Two versions of an intervention
It may be useful to compare two different versions of an intervention, such as an existing version and a version with a new component added.
Quantitative analysis – Statistical method
Basic statistics: The basic assumption to be made is that a set of data, obtained under the same conditions, has a normal or Gaussian distribution. The primary parameters used are the mean (or average) and the standard deviation, and the main tools F-test for precision, t-Tests for bias, Linear correlation and regression and Analysis of variance (ANOVA).
Simple comparison: With randomized evaluations, the simplest method is to measure the average outcome of the targeted group and compare it to the average outcome of the control group. The difference represents the programme’s impact. To determine whether this impact is statistically significant, one can test the equality of means, using a simple t-test. One of the many benefits of randomized evaluations is that the impact can be measured without advanced statistical techniques.
Propagation of errors: The final result of a Programme is calculated from several activities (outputs) performed during the implementation and the total error in a programme is an adding-up of the sub-errors made in the various steps. The bias and precision of the whole Programme are usually relevant parameters.

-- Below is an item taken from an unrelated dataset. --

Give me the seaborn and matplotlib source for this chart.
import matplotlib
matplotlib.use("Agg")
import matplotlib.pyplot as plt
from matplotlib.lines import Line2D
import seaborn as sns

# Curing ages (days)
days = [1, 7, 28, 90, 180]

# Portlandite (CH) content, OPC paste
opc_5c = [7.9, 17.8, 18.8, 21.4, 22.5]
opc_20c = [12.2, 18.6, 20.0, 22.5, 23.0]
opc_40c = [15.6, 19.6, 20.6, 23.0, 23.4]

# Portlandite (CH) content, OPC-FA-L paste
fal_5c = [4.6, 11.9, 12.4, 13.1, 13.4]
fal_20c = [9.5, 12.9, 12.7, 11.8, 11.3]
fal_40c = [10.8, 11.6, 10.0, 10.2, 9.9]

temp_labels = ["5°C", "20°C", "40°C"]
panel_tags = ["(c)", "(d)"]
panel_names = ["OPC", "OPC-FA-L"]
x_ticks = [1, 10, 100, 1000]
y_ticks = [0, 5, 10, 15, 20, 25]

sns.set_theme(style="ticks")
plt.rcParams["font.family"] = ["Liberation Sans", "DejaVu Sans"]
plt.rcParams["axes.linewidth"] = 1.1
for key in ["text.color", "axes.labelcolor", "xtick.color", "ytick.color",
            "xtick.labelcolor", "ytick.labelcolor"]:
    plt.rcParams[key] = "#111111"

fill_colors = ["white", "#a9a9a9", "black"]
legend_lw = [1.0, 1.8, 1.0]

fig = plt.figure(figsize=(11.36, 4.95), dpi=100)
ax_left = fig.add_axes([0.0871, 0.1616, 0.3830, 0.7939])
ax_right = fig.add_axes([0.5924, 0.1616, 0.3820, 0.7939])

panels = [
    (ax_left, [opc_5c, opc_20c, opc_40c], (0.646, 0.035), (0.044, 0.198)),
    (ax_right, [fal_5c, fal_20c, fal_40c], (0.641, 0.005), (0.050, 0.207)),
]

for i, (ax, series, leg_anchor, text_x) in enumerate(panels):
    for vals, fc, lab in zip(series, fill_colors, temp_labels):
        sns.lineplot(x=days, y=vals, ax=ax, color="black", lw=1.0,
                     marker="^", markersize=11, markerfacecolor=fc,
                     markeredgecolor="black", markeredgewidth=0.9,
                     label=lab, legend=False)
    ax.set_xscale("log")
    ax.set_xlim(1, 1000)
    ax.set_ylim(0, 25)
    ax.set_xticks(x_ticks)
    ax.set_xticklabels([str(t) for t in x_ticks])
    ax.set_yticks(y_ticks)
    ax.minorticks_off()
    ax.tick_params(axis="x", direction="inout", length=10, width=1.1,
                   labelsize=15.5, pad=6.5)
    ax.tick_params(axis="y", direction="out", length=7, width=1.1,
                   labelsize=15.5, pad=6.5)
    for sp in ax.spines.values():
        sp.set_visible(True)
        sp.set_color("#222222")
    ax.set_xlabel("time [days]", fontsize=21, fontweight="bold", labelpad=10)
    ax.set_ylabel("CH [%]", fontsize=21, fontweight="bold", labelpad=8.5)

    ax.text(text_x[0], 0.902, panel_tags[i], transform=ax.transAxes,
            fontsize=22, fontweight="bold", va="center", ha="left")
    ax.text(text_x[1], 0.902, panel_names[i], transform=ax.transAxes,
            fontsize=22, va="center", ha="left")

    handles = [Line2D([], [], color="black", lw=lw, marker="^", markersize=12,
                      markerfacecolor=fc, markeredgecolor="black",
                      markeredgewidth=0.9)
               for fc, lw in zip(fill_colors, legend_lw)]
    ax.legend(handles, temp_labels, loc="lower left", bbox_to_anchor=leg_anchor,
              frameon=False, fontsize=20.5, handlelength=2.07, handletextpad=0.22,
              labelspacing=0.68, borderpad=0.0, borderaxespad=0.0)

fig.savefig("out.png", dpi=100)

Qualitative assessment – probability methods
With qualitative assessments, and contrary to statistical methods, the quality of the evidence is not judged by the sample size (the number of observations) but rather the probability of observing certain pieces of evidence. Qualitative impact evaluation includes assessing the contribution made by a particular intervention in achieving one or more outcomes, commonly referred to as a ‘contribution claim’. TestE benefit from process tracing to assess our Strategy for Change and from Contribution tracing to examine the contribution by external stakeholders . We also address Team operations, Cost- benefit, Needs driven, Equal partnership and Unexpected effects.

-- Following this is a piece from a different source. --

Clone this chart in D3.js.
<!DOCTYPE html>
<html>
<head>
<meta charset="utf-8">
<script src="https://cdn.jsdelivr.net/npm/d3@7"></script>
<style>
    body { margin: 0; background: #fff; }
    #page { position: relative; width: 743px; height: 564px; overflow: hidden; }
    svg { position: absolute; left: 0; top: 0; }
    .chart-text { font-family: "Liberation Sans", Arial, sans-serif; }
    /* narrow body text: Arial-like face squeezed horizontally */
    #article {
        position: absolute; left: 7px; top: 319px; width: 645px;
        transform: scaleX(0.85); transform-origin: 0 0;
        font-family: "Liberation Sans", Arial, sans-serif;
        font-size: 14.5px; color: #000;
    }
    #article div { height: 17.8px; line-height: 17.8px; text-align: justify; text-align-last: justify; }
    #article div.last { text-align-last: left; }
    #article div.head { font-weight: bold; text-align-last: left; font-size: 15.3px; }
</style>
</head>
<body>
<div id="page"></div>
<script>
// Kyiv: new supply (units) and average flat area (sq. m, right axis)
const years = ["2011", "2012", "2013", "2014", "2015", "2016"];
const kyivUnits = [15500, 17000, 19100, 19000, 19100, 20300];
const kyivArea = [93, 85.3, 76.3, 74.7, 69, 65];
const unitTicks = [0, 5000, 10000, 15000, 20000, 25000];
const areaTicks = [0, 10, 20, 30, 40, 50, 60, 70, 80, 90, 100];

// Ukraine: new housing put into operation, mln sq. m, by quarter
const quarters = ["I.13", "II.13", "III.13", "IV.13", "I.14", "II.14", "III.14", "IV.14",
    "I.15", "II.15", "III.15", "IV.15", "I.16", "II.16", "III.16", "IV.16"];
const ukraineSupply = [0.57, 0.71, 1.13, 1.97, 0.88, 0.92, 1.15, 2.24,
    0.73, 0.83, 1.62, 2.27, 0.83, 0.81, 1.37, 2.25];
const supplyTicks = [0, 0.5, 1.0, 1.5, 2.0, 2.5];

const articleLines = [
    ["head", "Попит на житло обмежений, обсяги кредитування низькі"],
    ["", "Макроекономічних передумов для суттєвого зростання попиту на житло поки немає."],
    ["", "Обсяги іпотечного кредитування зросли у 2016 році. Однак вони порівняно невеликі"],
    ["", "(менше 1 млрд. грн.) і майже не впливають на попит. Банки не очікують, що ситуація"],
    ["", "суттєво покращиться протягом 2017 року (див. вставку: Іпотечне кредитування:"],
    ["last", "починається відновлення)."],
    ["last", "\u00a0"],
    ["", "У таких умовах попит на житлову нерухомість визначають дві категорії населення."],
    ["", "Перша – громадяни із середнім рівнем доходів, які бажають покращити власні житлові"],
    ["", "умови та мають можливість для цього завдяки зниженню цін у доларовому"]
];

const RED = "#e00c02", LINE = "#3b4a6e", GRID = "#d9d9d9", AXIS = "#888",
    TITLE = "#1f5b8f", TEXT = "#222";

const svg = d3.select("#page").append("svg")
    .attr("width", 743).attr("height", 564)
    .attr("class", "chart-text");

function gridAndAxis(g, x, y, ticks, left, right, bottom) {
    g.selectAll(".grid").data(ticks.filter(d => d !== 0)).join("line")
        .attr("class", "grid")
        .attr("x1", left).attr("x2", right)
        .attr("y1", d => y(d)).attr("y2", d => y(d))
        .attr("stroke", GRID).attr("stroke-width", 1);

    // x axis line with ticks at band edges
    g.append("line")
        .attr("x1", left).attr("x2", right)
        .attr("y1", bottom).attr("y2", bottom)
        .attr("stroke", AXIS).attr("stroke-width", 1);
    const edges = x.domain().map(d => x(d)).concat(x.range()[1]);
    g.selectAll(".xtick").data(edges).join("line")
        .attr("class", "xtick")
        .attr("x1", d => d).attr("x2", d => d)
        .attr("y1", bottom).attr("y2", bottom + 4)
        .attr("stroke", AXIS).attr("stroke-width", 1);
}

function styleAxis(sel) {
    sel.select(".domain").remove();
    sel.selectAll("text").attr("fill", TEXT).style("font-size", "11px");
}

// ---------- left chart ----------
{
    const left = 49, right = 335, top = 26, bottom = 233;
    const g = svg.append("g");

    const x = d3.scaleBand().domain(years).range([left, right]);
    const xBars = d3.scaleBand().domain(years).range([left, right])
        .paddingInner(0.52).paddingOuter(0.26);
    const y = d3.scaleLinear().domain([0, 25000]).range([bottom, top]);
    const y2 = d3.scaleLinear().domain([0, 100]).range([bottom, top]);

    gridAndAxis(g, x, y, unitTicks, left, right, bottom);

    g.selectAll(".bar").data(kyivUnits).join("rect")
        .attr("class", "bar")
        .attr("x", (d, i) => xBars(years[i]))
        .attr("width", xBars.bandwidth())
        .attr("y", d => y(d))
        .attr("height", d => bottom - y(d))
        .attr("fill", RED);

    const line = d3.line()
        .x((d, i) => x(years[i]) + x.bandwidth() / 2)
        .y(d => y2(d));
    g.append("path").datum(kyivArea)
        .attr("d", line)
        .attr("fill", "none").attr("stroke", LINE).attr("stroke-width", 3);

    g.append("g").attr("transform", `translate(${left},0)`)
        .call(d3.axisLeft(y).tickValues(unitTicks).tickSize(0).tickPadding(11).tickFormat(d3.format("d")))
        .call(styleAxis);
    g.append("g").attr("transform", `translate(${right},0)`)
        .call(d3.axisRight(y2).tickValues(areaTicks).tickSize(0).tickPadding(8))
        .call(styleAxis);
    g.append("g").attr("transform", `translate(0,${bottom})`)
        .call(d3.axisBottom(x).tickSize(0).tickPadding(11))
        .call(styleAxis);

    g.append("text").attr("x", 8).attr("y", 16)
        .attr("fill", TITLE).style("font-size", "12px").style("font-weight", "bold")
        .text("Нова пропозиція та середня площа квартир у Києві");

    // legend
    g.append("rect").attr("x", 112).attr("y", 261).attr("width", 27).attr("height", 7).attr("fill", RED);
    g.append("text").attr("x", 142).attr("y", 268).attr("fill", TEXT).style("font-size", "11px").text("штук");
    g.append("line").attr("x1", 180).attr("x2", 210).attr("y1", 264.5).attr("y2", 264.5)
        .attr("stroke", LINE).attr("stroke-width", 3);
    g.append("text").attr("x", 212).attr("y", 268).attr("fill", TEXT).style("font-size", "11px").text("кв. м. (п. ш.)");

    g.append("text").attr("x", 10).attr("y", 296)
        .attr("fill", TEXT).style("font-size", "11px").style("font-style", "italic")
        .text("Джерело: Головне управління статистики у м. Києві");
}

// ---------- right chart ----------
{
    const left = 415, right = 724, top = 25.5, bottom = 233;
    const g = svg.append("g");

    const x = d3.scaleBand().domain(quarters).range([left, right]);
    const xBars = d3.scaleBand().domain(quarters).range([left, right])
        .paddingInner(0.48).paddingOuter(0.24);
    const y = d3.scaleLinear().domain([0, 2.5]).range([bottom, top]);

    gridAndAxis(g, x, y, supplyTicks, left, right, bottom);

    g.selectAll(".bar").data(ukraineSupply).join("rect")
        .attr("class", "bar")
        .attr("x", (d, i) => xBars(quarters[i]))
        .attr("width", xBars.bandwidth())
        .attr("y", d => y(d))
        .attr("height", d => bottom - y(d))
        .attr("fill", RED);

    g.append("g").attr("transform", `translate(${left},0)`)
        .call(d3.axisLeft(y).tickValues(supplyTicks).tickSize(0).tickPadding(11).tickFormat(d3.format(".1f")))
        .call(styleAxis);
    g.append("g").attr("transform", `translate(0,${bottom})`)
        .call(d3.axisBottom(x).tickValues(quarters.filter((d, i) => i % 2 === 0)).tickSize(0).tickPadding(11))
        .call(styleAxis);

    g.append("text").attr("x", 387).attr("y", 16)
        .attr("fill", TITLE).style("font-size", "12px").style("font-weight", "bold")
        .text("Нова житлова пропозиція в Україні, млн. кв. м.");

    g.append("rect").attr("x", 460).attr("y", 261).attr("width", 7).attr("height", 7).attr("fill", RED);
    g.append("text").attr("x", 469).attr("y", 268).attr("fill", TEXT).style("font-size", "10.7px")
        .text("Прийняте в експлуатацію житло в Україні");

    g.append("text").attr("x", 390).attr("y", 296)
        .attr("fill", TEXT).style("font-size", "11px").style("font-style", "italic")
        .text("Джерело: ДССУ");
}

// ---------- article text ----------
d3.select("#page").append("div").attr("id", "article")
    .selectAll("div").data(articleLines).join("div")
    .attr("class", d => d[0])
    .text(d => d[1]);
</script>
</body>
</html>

micro data Survey questions
- Progress markers
- Financial outcome
Use semi-structured questions.
- Strategy for Change
- Milestone achievements
- Cost- benefit
- Team operations
- Needs and user driven achievements
- Equal partnership achievements
- Unexpected effects
Micro data Survey manual
Develop written survey manual.
- Number of interactions, where, when by whom. Interviews, group discussions, testimonies.
- Who to interact with.
- Semi-structured interview guide.
- Survey questions.
- Other issues.
Assign the data collection team
Ensure the team has access to the tools required; written copy of the survey manual, camera, recorder, notebooks ad pens, transportation means, and that each team member is comfortable with the assignments.

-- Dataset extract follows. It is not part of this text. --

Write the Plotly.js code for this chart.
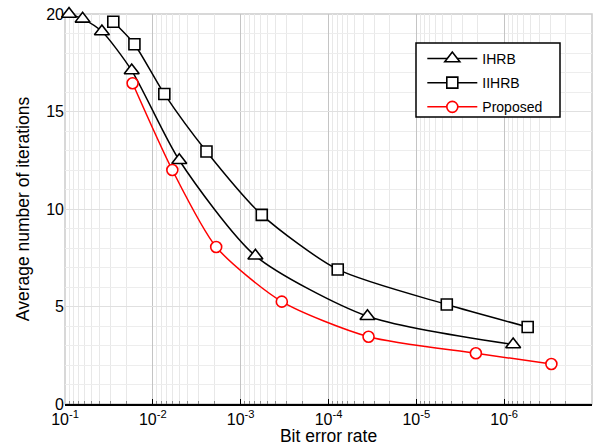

The team assignments include:
- Collect testimonies.
- Taking photos.
- Record videos.
- Record interviews.
Taking notes in a dedicated notebook about everything that happens.
Ensure water-tight communication with our repondents.
Interview after interview, community after community, the exercise shall progress smoothly and a lot of interesting evidence – videos, photos, documents, recordings, etc. – shall be gathered.
At the end of a data collection exercise, it will be obvious that a data collection team has learned several lessons.
Macro data Survey design
Compile & analyse monitoring data
Compile & assess monitoring data
- Programme reports
- Financial reports
- Auditing reports
- Implemented Output & Achieved Outcome
- Microdata survey results
- Macodata survey results: Broad-trend data and literature reviews.
Testing Strength of Evidence
Personal stories: Personal stories are not easily classified, categorised, calculated or analysed. More recently, software programmes are available to facilitate categorisation of story fragments, which allows for analysis of patterns that can lead to quantitative information.
Strategy for Change: A reasonable contribution causal claim can be made if: there is a reasoned Strategy for Change for the intervention, in the sense that the key assumptions behind why the intervention is expected to work, make sense, are plausible, may be supported by evidence and/or existing research, and are agreed upon by at least some of the key stakeholders. The activities of the intervention were implemented as set out in the Strategy for Change. The Strategy for Change (or key elements thereof) is supported by and confirmed by evidence of observed results and underlying assumptions, thus, the chain of expected results occurred. The Strategy for change has not been disproved. Other influencing factors have been assessed and either shown not to have made a significant contribution or their relative role in contributing to the desired result has been recognized.
The Lessons learned are compiled and addressed real-time.
Impact reports are shared with all partners and uploaded on our web-site.
Definitions by HR&S
Ambition The need and ambitions as expressed by the local stakeholder, the Target partner.
Outcome challenge Challenges hindering the Target partner to reach her ambitions, as expressed by the Target Partner.
Activity Activities arranged by the Programme management Partner, addressing the Outcome challenges identified by the TP and that generates a specific Output.
Expected Output The Expected Outputs are quantified results from the Activities. The PP are in control over Outputs. It can for example be the number of active participants in a certain number of workshops that lasted a certain period of time.
Input Resources required to arrange the Activities.
Expected Outcome Actions taken by the Target partners as a results of the Activities. The programme managers do not have control.
Progress markers Measurable indicators of progress or non-progress. They are linked to the expected Outcome and are categorised at Level 1, 2 and 3.
Expected Impact We define Expected Impact as Expected Outcomes that have become sustainable over time and does not require backup from the Programme to be sustainable. The expected impact is quantitatively measureable as a result of our progress markers and we are accountable for the Expected Impact. The Expected impact is measured at the time of closing the programme. We may in addition aim to measure if our impact is still sustainable some period after we have closed the programme, maybe one, two, five and event ten years after.
Possible Impact The possible Impact is often a wide and qualitative statement, something that is desired and that may or may not happen as a consequence of our interaction, and often long after we have closed the programme. We are not accountable for the possible Impact, and we can also not claim it as goal that we strategically work towards achieving. If it actually happens, then we do often not have evidence for to which extent it was actually cause as a result of our programme.